* START AVAILABLE DATA *
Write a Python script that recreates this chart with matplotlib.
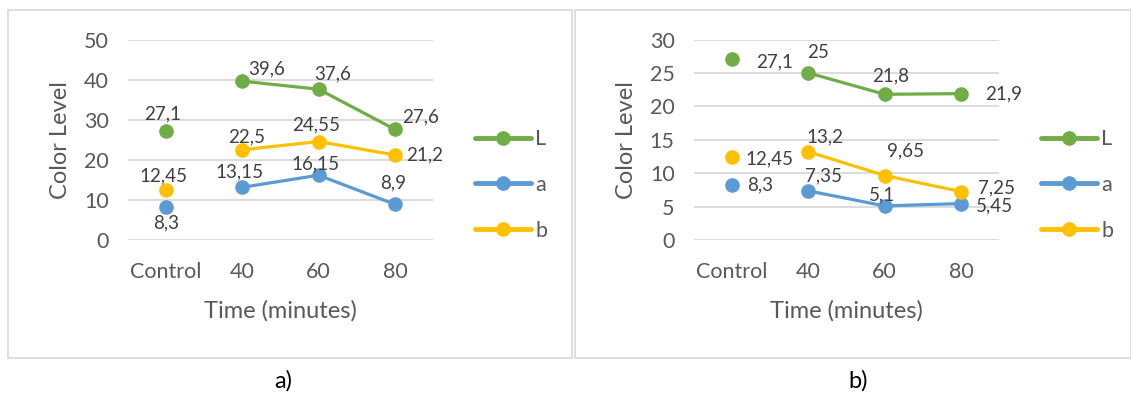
import matplotlib
matplotlib.use("Agg")
import matplotlib.pyplot as plt
from matplotlib.patches import Rectangle

plt.rcParams["font.family"] = ["Lato", "DejaVu Sans"]

categories = ["Control", "40", "60", "80"]
series_names = ["L", "a", "b"]

# panel a
a_L = [27.1, 39.6, 37.6, 27.6]
a_a = [8.3, 13.15, 16.15, 8.9]
a_b = [12.45, 22.5, 24.55, 21.2]

# panel b
b_L = [27.1, 25, 21.8, 21.9]
b_a = [8.3, 7.35, 5.1, 5.45]
b_b = [12.45, 13.2, 9.65, 7.25]

colors = {"L": "#70AD47", "a": "#5B9BD5", "b": "#FFC000"}
TXT = "#595959"
LBL = "#404040"
GRID = "#D9D9D9"

W, H = 1131, 394
fig = plt.figure(figsize=(W / 100, H / 100), dpi=100)


def fx(px):
    return px / W


def fy(py):
    return 1 - py / H


# data label offsets in pixels (dx, dy), per point
offs_a = {
    "L": [(-4, 17), (24, 12), (14, 15), (26, 12)],
    "a": [(0, -16), (-3, 15), (-3, 11), (-2, 21)],
    "b": [(-3, 14), (4, 13), (-3, 17), (30, 0)],
}
offs_b = {
    "L": [(42, -3), (10, 20), (6, 18), (43, 0)],
    "a": [(28, 0), (15, 15), (-3, 11), (34, -2)],
    "b": [(37, -2), (17, 15), (21, 25), (36, 4)],
}


def panel(left, right, data, offs, ymax, ystep, caption, cx):
    ax = fig.add_axes([fx(left), fy(240), fx(right - left), fy(39.5) - fy(240)])
    x = list(range(len(categories)))
    handles = []
    for name, vals in zip(series_names, data):
        c = colors[name]
        # control sample stands alone, the timed samples are joined
        ax.plot(x[:1], vals[:1], "o", color=c, ms=9.5, zorder=3)
        h, = ax.plot(x[1:], vals[1:], "-o", color=c, lw=2.3, ms=9.5,
                     solid_capstyle="round", zorder=3)
        handles.append(h)
        for xi, v, (dx, dy) in zip(x, vals, offs[name]):
            ax.annotate(f"{v:g}".replace(".", ","), (xi, v), xytext=(dx, dy),
                        textcoords="offset pixels", ha="center", va="center",
                        fontsize=13.5, color=LBL, zorder=4)
    ax.set_xlim(-0.5, len(categories) - 0.5)
    ax.set_ylim(0, ymax)
    ax.set_yticks(range(0, ymax + 1, ystep))
    ax.set_xticks(x)
    ax.set_xticklabels(categories)
    ax.grid(axis="y", color=GRID, lw=1.3)
    ax.set_axisbelow(True)
    for s in ax.spines.values():
        s.set_visible(False)
    ax.tick_params(length=0, labelsize=15.5, colors=TXT)
    ax.tick_params(axis="x", pad=16)
    ax.tick_params(axis="y", pad=14)
    ax.set_xlabel("Time (minutes)", fontsize=17, color=TXT, labelpad=13)
    ax.set_ylabel("Color Level", fontsize=17, color=TXT, labelpad=9)
    leg = ax.legend(handles, series_names, loc="center left", frameon=False,
                    bbox_to_anchor=(fx(right + 31), fy(185)),
                    bbox_transform=fig.transFigure,
                    borderpad=0, handlelength=2.6, handletextpad=0.2,
                    labelspacing=1.2, fontsize=15.5, labelcolor=TXT)
    for ln in leg.get_lines():
        ln.set_linewidth(3.5)
    fig.text(fx(cx), fy(381), caption, ha="center", va="center", fontsize=17, color="black")
    return ax


# panel frames
fig.add_artist(Rectangle((fx(8), fy(358)), fx(564), fy(10) - fy(358),
                         transform=fig.transFigure, fill=False, ec=GRID, lw=1.2))
fig.add_artist(Rectangle((fx(575), fy(358)), fx(556), fy(10) - fy(358),
                         transform=fig.transFigure, fill=False, ec=GRID, lw=1.2))

panel(128, 433, [a_L, a_a, a_b], offs_a, 50, 10, "a)", 283)
panel(694, 999, [b_L, b_a, b_b], offs_b, 30, 5, "b)", 858)

fig.savefig("out.png", dpi=100, facecolor="white")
* END AVAILABLE DATA *
» WORK INSTRUCTIONS: Go through the data above and transcribe it in full, omitting any image.

» ANSWER IN FULL:
Write a Python script that recreates this chart with matplotlib.
import matplotlib
matplotlib.use("Agg")
import matplotlib.pyplot as plt
from matplotlib.patches import Rectangle

plt.rcParams["font.family"] = ["Lato", "DejaVu Sans"]

categories = ["Control", "40", "60", "80"]
series_names = ["L", "a", "b"]

# panel a
a_L = [27.1, 39.6, 37.6, 27.6]
a_a = [8.3, 13.15, 16.15, 8.9]
a_b = [12.45, 22.5, 24.55, 21.2]

# panel b
b_L = [27.1, 25, 21.8, 21.9]
b_a = [8.3, 7.35, 5.1, 5.45]
b_b = [12.45, 13.2, 9.65, 7.25]

colors = {"L": "#70AD47", "a": "#5B9BD5", "b": "#FFC000"}
TXT = "#595959"
LBL = "#404040"
GRID = "#D9D9D9"

W, H = 1131, 394
fig = plt.figure(figsize=(W / 100, H / 100), dpi=100)


def fx(px):
    return px / W


def fy(py):
    return 1 - py / H


# data label offsets in pixels (dx, dy), per point
offs_a = {
    "L": [(-4, 17), (24, 12), (14, 15), (26, 12)],
    "a": [(0, -16), (-3, 15), (-3, 11), (-2, 21)],
    "b": [(-3, 14), (4, 13), (-3, 17), (30, 0)],
}
offs_b = {
    "L": [(42, -3), (10, 20), (6, 18), (43, 0)],
    "a": [(28, 0), (15, 15), (-3, 11), (34, -2)],
    "b": [(37, -2), (17, 15), (21, 25), (36, 4)],
}


def panel(left, right, data, offs, ymax, ystep, caption, cx):
    ax = fig.add_axes([fx(left), fy(240), fx(right - left), fy(39.5) - fy(240)])
    x = list(range(len(categories)))
    handles = []
    for name, vals in zip(series_names, data):
        c = colors[name]
        # control sample stands alone, the timed samples are joined
        ax.plot(x[:1], vals[:1], "o", color=c, ms=9.5, zorder=3)
        h, = ax.plot(x[1:], vals[1:], "-o", color=c, lw=2.3, ms=9.5,
                     solid_capstyle="round", zorder=3)
        handles.append(h)
        for xi, v, (dx, dy) in zip(x, vals, offs[name]):
            ax.annotate(f"{v:g}".replace(".", ","), (xi, v), xytext=(dx, dy),
                        textcoords="offset pixels", ha="center", va="center",
                        fontsize=13.5, color=LBL, zorder=4)
    ax.set_xlim(-0.5, len(categories) - 0.5)
    ax.set_ylim(0, ymax)
    ax.set_yticks(range(0, ymax + 1, ystep))
    ax.set_xticks(x)
    ax.set_xticklabels(categories)
    ax.grid(axis="y", color=GRID, lw=1.3)
    ax.set_axisbelow(True)
    for s in ax.spines.values():
        s.set_visible(False)
    ax.tick_params(length=0, labelsize=15.5, colors=TXT)
    ax.tick_params(axis="x", pad=16)
    ax.tick_params(axis="y", pad=14)
    ax.set_xlabel("Time (minutes)", fontsize=17, color=TXT, labelpad=13)
    ax.set_ylabel("Color Level", fontsize=17, color=TXT, labelpad=9)
    leg = ax.legend(handles, series_names, loc="center left", frameon=False,
                    bbox_to_anchor=(fx(right + 31), fy(185)),
                    bbox_transform=fig.transFigure,
                    borderpad=0, handlelength=2.6, handletextpad=0.2,
                    labelspacing=1.2, fontsize=15.5, labelcolor=TXT)
    for ln in leg.get_lines():
        ln.set_linewidth(3.5)
    fig.text(fx(cx), fy(381), caption, ha="center", va="center", fontsize=17, color="black")
    return ax


# panel frames
fig.add_artist(Rectangle((fx(8), fy(358)), fx(564), fy(10) - fy(358),
                         transform=fig.transFigure, fill=False, ec=GRID, lw=1.2))
fig.add_artist(Rectangle((fx(575), fy(358)), fx(556), fy(10) - fy(358),
                         transform=fig.transFigure, fill=False, ec=GRID, lw=1.2))

panel(128, 433, [a_L, a_a, a_b], offs_a, 50, 10, "a)", 283)
panel(694, 999, [b_L, b_a, b_b], offs_b, 30, 5, "b)", 858)

fig.savefig("out.png", dpi=100, facecolor="white")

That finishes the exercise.